Microsoft Inspire 2022, which runs July 19-20, marks a transitional phase for the company's partner ecosystem. Microsoft appointed a new channel leader, chief partner officer Nicole Dezen, days before the conference. In addition, the company is in the process of inaugurating its revised partner program, which will debut later this year. Some partners have objected to the new program -- dubbed the Microsoft Cloud Partner Program -- and its requirements.
Microsoft mainly focused on overarching technology trends and recurring partner topics at the event, however. Satya Nadella, Microsoft's CEO, kicked off the conference with a different take on digital transformation, which first made the list of the company's fiscal year priorities in 2016.
At his Microsoft Inspire keynote, Nadella urged partners to go beyond "talking about digital transformation to delivering on the digital imperative for every organization."
He described that imperative as infusing digital technology into all business processes: "It's what will make the difference between organizations that thrive and those that get left behind."

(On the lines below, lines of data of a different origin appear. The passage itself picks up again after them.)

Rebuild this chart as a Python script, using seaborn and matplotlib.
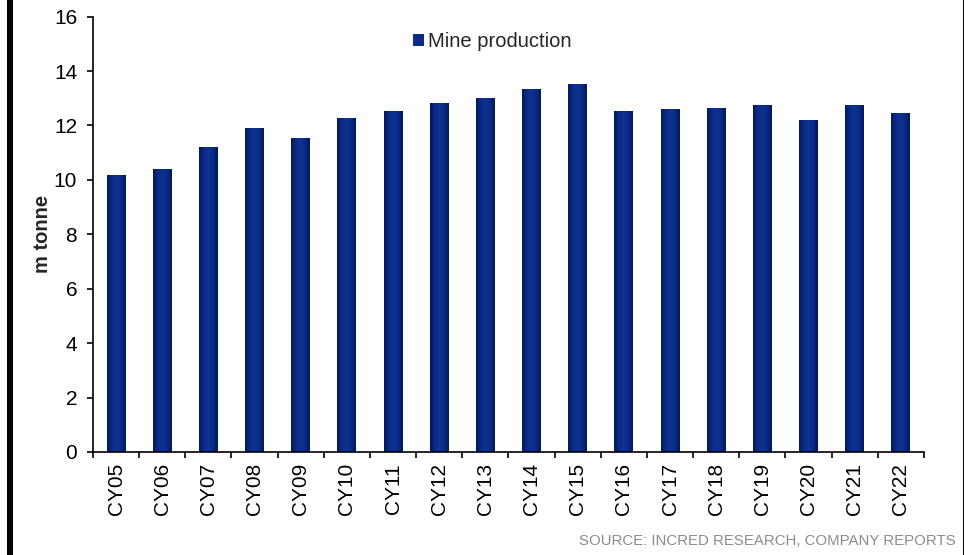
import matplotlib
matplotlib.use("Agg")
import matplotlib.pyplot as plt
from matplotlib.colors import LinearSegmentedColormap
from matplotlib.patches import Patch, Rectangle
import numpy as np
import pandas as pd
import seaborn as sns

years = ["CY05", "CY06", "CY07", "CY08", "CY09", "CY10", "CY11", "CY12", "CY13",
         "CY14", "CY15", "CY16", "CY17", "CY18", "CY19", "CY20", "CY21", "CY22"]
production = [10.15, 10.40, 11.18, 11.88, 11.51, 12.24, 12.50, 12.81, 13.01,
              13.31, 13.49, 12.50, 12.57, 12.61, 12.72, 12.17, 12.72, 12.43]
y_ticks = [0, 2, 4, 6, 8, 10, 12, 14, 16]

series_name = "Mine production"
source_note = "SOURCE: INCRED RESEARCH, COMPANY REPORTS"

df = pd.DataFrame({"year": years, "production": production})

sns.set_theme(style="white")
plt.rcParams["font.family"] = ["Liberation Sans", "DejaVu Sans"]

fig = plt.figure(figsize=(9.68, 5.55), dpi=100)
ax = fig.add_axes([0.096, 0.1856, 0.8585, 0.7844])

bar_color = "#0b2b88"
sns.barplot(data=df, x="year", y="production", color=bar_color,
            width=0.41, saturation=1, ax=ax, zorder=2)

# cylinder-like shading across each bar
shade = LinearSegmentedColormap.from_list(
    "bar_shade", ["#001a5a", "#0a2a86", "#0e3292", "#0a2a86", "#001a5a"])
grad = np.linspace(0, 1, 64).reshape(1, -1)
for p in ax.patches:
    x0, y0 = p.get_x(), p.get_y()
    w, h = p.get_width(), p.get_height()
    ax.imshow(grad, cmap=shade, extent=[x0, x0 + w, y0, y0 + h],
              aspect="auto", zorder=2.5, interpolation="bilinear")

n = len(years)
ax.set_xlim(-0.5, n - 0.5)
ax.set_ylim(0, 16)
ax.set_yticks(y_ticks)
ax.set_yticklabels([str(t) for t in y_ticks], fontsize=15, color="black")
ax.set_xticks(range(n))
ax.set_xticklabels(years, rotation=90, fontsize=15, color="black")
ax.set_xticks(np.arange(-0.5, n, 1.0), minor=True)
ax.tick_params(axis="x", which="major", length=0, pad=8)
ax.tick_params(axis="x", which="minor", length=4.3, width=1.2, color="black",
               direction="out", bottom=True)
ax.tick_params(axis="y", which="major", length=4.3, width=1.2, color="black",
               direction="out", left=True, pad=7)

ax.set_xlabel("")
ax.set_ylabel("m tonne", fontsize=14.5, fontweight="bold", labelpad=1)
for side in ["top", "right"]:
    ax.spines[side].set_visible(False)
for side in ["left", "bottom"]:
    ax.spines[side].set_color("black")
    ax.spines[side].set_linewidth(1.2)
ax.grid(False)

handle = Patch(facecolor=bar_color, edgecolor="none")
ax.legend(handles=[handle], labels=[series_name], loc="center left",
          bbox_to_anchor=(0.427, 0.925), bbox_transform=fig.transFigure,
          frameon=False, fontsize=14.5, handlelength=0.55, handleheight=0.55,
          handletextpad=0.2, borderpad=0, borderaxespad=0)

fig.text(0.987, 0.025, source_note, ha="right", va="center",
         fontsize=10.8, color="#8c8c8c")

# page frame: thick rule on the left, thin rule on the right
fig.patches.append(Rectangle((0.0072, 0.0), 0.0062, 1.0, transform=fig.transFigure,
                             facecolor="black", edgecolor="none"))
fig.patches.append(Rectangle((0.9945, 0.0), 0.0018, 1.0, transform=fig.transFigure,
                             facecolor="black", edgecolor="none"))

fig.savefig("out.png", dpi=100)
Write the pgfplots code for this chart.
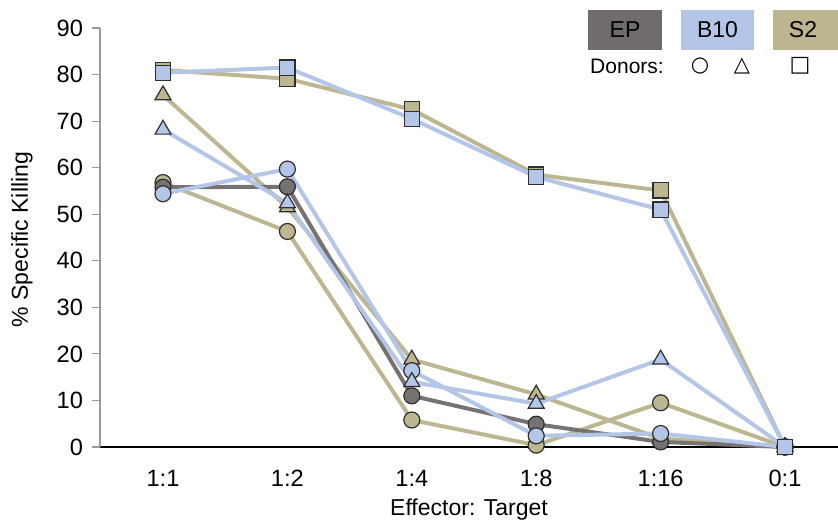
\documentclass[border=0pt]{standalone}
\usepackage{fontspec}
\setmainfont{Liberation Sans}
\newfontfamily\symfont{DejaVu Sans}
\usepackage{pgfplots}
\pgfplotsset{compat=1.18}
\definecolor{epc}{HTML}{767272}
\definecolor{epbox}{HTML}{706C6C}
\definecolor{b10c}{HTML}{B4C6E7}
\definecolor{s2c}{HTML}{BDB791}
\definecolor{s2box}{HTML}{BDB58F}
\definecolor{mk}{HTML}{2E2E2E}
\begin{document}
\begin{tikzpicture}
\useasboundingbox (0,0) rectangle (419pt,260.5pt);
\begin{axis}[
  at={(50pt,37pt)}, anchor=south west,
  scale only axis, width=369pt, height=209.5pt,
  xmin=-0.5064, xmax=5.426, ymin=0, ymax=90,
  axis y line*=left, axis x line*=bottom,
  x axis line style={black, line width=0.8pt},
  y axis line style={gray!80, line width=0.6pt},
  xtick={0,1,2,3,4,5},
  xticklabels={1:1,1:2,1:4,1:8,1:16,0:1},
  ytick={0,10,...,90},
  major x tick style={draw=none},
  y tick style={gray!80, line width=0.6pt},
  tick align=outside, major tick length=4pt,
  /pgf/number format/assume math mode=true,
  tick label style={font=\fontsize{11.8}{13}\selectfont},
  xticklabel style={yshift=-4pt},
  yticklabel style={xshift=-1pt},
  xlabel={Effector: Target}, ylabel={\% Specific Killing},
  label style={font=\fontsize{11.5}{13}\selectfont},
  xlabel style={yshift=1pt},
  ylabel style={at={(axis description cs:-0.1057,0.495)}, anchor=center},
  clip=false,
  every axis plot/.append style={line width=2pt},
]
% S2
\addplot[s2c, mark=*, mark size=4pt, mark options={fill=s2c, draw=mk, line width=0.6pt}] coordinates {(0,56.8) (1,46.3) (2,5.8) (3,0.4) (4,9.5) (5,0)};
\addplot[s2c, mark=triangle*, mark size=4.6pt, mark options={fill=s2c, draw=mk, line width=0.6pt}] coordinates {(0,75.6) (1,51.5) (2,18.8) (3,11.3) (4,1.8) (5,0)};
\addplot[s2c, mark=square*, mark size=3.8pt, mark options={fill=s2c, draw=mk, line width=0.6pt}] coordinates {(0,81) (1,79.1) (2,72.5) (3,58.5) (4,55.1) (5,0)};
% EP
\addplot[epc, mark=*, mark size=4pt, mark options={fill=epc, draw=mk, line width=0.6pt}] coordinates {(0,55.8) (1,55.9) (2,11) (3,4.9) (4,1.1) (5,0)};
% B10
\addplot[b10c, mark=*, mark size=4pt, mark options={fill=b10c, draw=mk, line width=0.6pt}] coordinates {(0,54.4) (1,59.7) (2,16.4) (3,2.4) (4,2.9) (5,0)};
\addplot[b10c, mark=triangle*, mark size=4.6pt, mark options={fill=b10c, draw=mk, line width=0.6pt}] coordinates {(0,68.2) (1,52.4) (2,14) (3,9.3) (4,18.8) (5,0)};
\addplot[b10c, mark=square*, mark size=3.8pt, mark options={fill=b10c, draw=mk, line width=0.6pt}] coordinates {(0,80.4) (1,81.5) (2,70.5) (3,58) (4,51) (5,0)};
\end{axis}
% legend
\fill[epbox] (294pt,235.5pt) rectangle (331pt,255.5pt);
\fill[b10c] (340.5pt,235.5pt) rectangle (377pt,255.5pt);
\fill[s2box] (386.5pt,235.5pt) rectangle (419pt,255.5pt);
\node[font=\fontsize{11.5}{13}\selectfont] at (312.5pt,245.5pt) {EP};
\node[font=\fontsize{11.5}{13}\selectfont] at (358.75pt,245.5pt) {B10};
\node[font=\fontsize{11.5}{13}\selectfont] at (401.5pt,245.5pt) {S2};
\node[font=\fontsize{10.5}{12}\selectfont] at (313.5pt,227.5pt) {Donors:};
\node[font=\symfont\fontsize{10.5}{12}\selectfont] at (350pt,227.5pt) {○};
\node[font=\symfont\fontsize{10.5}{12}\selectfont] at (371pt,227.5pt) {△};
\node[font=\symfont\fontsize{11}{12}\selectfont] at (400pt,227.5pt) {□};
\end{tikzpicture}
\end{document}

The digital business race and the struggle between leaders and laggards are nothing new. But recent economic developments such as inflation create greater urgency, Nadella suggested.
Satya NadellaCEO, Microsoft
"Digital technology is a deflationary force in an inflationary economy," he said. "It's the only way to navigate the headwinds we are confronting today."

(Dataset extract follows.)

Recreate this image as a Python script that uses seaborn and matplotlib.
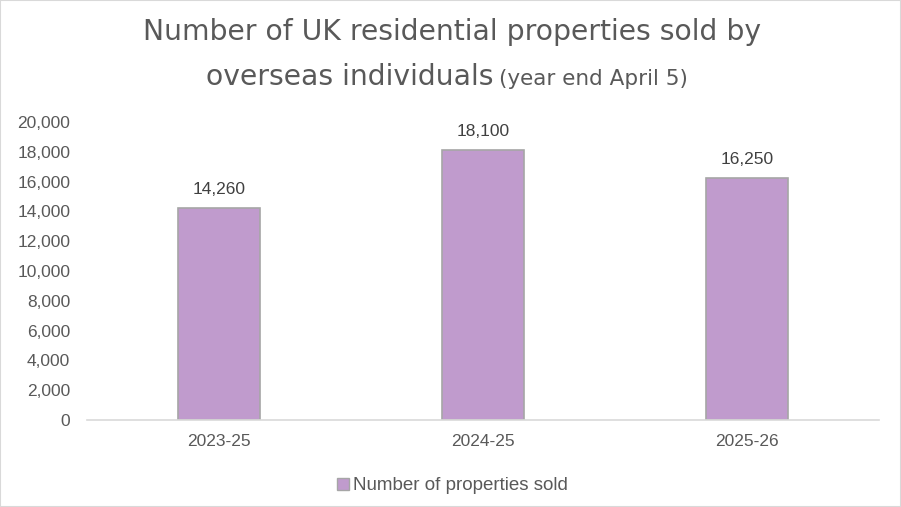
import seaborn as sns
import matplotlib.pyplot as plt
import pandas as pd
from matplotlib.patches import Patch, Rectangle

# data
periods = ["2023-25", "2024-25", "2025-26"]
sold = [14260, 18100, 16250]
y_ticks = [0, 2000, 4000, 6000, 8000, 10000, 12000, 14000, 16000, 18000, 20000]

df = pd.DataFrame({"period": periods, "sold": sold})

sns.set_theme(style="white")
plt.rcParams["font.family"] = ["Liberation Sans", "DejaVu Sans"]

bar_color = "#C09BCD"
text_color = "#595959"

fig = plt.figure(figsize=(9.01, 5.07), dpi=100)
ax = fig.add_axes([87 / 901, 1 - 420 / 507, (879 - 87) / 901, (420 - 122) / 507])

sns.barplot(data=df, x="period", y="sold", color=bar_color, width=0.31,
            edgecolor="#A6A6A6", linewidth=1.2, saturation=1, ax=ax)

for i, v in enumerate(sold):
    ax.text(i, v + 940, f"{v:,}", ha="center", va="baseline",
            fontsize=12.5, color="#404040")

ax.set_ylim(0, 20000)
ax.set_xlim(-0.5, 2.5)
ax.set_yticks(y_ticks)
ax.set_yticklabels([f"{t:,}" for t in y_ticks])
ax.tick_params(axis="both", labelsize=12.5, labelcolor=text_color, length=0)
ax.tick_params(axis="y", pad=12)
ax.tick_params(axis="x", pad=10)
ax.set_xlabel("")
ax.set_ylabel("")
for s in ["top", "right", "left"]:
    ax.spines[s].set_visible(False)
ax.spines["bottom"].set_color("#D9D9D9")
ax.spines["bottom"].set_linewidth(1.2)

# title
title_font = ["DejaVu Sans"]
fig.text(452 / 901, 1 - 40 / 507, "Number of UK residential properties sold by",
         ha="center", va="baseline", fontsize=20.3, color=text_color, family=title_font)
fig.text(493 / 901, 1 - 85 / 507, "overseas individuals",
         ha="right", va="baseline", fontsize=20.3, color=text_color, family=title_font)
fig.text(499 / 901, 1 - 85 / 507, "(year end April 5)",
         ha="left", va="baseline", fontsize=15.5, color=text_color, family=title_font)

# legend
handle = Patch(facecolor=bar_color, edgecolor="#A6A6A6", label="Number of properties sold")
fig.legend(handles=[handle], loc="center", bbox_to_anchor=(452 / 901, 1 - 486 / 507),
           frameon=False, fontsize=13.5, labelcolor=text_color,
           handlelength=0.65, handleheight=0.65, handletextpad=0.2)

# chart border
fig.patches.append(Rectangle((0, 0), 1, 1, transform=fig.transFigure, fill=False,
                             edgecolor="#D9D9D9", linewidth=1.5))

fig.savefig("out.png", dpi=100)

Nadella cited the example of a consumer packaged goods manufacturer, which he did not identify, that deployed technology to boost throughput and avoid raising prices.
Industry focus continues
Vertical marketing is another conference theme and a continuation of a trend going back to at least 2017, when Microsoft said it would reorganize along industry lines. That focus has since shifted to Microsoft's industry cloud lineup, which covers the retail, healthcare, manufacturing, financial services and nonprofit sectors. The company also offers a sustainability cloud.
At Microsoft Inspire, Nick Parker, corporate vice president of global partner solutions at the company, called out industry clouds as a center for partner activity. Industry clouds let partners create "deeper industry-specific solutions" that integrate into Microsoft Cloud, a platform that includes Azure, Microsoft 365, Dynamics 365 and GitHub.

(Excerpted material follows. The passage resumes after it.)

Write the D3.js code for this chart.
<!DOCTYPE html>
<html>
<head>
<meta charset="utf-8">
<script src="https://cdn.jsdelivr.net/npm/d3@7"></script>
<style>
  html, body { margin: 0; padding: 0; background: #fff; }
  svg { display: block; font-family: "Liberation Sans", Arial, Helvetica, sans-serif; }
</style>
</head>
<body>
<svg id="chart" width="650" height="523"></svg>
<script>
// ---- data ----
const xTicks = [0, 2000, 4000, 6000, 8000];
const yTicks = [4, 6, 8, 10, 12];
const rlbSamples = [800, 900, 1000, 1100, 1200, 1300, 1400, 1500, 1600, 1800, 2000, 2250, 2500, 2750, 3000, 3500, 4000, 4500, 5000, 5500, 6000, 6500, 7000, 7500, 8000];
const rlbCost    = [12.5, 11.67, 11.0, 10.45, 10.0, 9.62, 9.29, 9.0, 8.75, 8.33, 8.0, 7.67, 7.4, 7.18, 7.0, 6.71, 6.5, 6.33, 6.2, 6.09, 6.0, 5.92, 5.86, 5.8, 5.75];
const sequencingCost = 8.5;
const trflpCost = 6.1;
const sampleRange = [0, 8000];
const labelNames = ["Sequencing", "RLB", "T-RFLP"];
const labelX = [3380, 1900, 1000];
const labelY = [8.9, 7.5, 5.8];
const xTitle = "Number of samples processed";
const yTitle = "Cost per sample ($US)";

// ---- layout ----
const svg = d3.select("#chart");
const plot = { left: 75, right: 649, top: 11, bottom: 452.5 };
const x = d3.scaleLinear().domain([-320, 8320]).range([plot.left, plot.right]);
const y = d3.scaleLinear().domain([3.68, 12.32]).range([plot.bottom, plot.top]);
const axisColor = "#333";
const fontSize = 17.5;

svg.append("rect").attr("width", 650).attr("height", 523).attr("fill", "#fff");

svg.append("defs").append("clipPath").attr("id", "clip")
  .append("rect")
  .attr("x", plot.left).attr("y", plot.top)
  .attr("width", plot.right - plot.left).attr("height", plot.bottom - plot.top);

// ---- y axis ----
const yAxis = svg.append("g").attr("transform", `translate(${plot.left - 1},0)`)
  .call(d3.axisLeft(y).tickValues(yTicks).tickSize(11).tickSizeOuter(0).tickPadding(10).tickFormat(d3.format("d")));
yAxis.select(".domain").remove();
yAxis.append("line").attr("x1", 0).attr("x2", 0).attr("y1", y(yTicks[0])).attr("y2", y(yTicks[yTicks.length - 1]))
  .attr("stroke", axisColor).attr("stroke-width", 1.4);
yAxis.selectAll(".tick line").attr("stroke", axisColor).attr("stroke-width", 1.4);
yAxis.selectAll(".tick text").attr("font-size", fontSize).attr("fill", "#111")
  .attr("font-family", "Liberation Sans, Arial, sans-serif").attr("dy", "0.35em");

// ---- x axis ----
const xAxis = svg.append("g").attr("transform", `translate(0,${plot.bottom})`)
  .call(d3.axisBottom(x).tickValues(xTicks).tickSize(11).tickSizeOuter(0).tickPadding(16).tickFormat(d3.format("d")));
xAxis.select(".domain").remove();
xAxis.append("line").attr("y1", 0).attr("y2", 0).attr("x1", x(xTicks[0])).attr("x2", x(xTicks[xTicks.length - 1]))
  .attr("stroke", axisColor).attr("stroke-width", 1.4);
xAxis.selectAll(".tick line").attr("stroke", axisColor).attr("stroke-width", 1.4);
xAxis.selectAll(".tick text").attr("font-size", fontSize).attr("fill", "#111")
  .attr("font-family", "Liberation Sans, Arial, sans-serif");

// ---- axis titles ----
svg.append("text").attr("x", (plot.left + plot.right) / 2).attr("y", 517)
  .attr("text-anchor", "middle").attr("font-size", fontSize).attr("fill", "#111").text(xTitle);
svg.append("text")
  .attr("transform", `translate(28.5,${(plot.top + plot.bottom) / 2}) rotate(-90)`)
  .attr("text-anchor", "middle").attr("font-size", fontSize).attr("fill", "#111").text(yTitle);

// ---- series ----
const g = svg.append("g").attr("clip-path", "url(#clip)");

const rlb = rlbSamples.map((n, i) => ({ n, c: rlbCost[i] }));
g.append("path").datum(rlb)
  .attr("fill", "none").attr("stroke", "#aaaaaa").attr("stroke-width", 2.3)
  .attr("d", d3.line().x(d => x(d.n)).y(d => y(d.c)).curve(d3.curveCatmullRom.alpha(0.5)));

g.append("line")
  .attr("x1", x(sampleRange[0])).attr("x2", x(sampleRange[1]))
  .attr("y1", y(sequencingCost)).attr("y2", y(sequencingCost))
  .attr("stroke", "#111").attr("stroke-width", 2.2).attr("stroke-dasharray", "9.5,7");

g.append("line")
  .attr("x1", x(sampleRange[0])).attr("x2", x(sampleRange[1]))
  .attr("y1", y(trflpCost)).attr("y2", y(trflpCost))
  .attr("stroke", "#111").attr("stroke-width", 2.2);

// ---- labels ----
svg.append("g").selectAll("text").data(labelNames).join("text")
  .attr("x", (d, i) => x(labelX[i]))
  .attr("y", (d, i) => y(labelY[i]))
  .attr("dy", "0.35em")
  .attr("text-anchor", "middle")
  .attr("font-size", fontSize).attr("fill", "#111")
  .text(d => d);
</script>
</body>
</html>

Microsoft works with its systems integrator and independent software vendor partners to create industry-specific offerings, he added. Partners point to industry clouds as a growth opportunity and a vehicle for digital transformation.
Microsoft Cloud, partner differentiation
Dezen, meanwhile, highlighted a few areas she plans to focus on during Microsoft's 2023 fiscal year, which began July 1. For one, she pointed to Microsoft Cloud as a way for partners to provide innovation and support customers' digital transformation efforts.
She also cited partners' ability to rapidly scale their marketing efforts through the company's 35,000-plus global sellers and online marketplace. Microsoft in recent years has been promoting co-selling to more closely align its salespeople with the partner ecosystem.
Also top of mind for Dezen: partners using Microsoft technology as a foundation for creating differentiated offerings for customers. Partners -- cloud consultancies in particular -- have been building their own intellectual property on public clouds to stand out from rivals.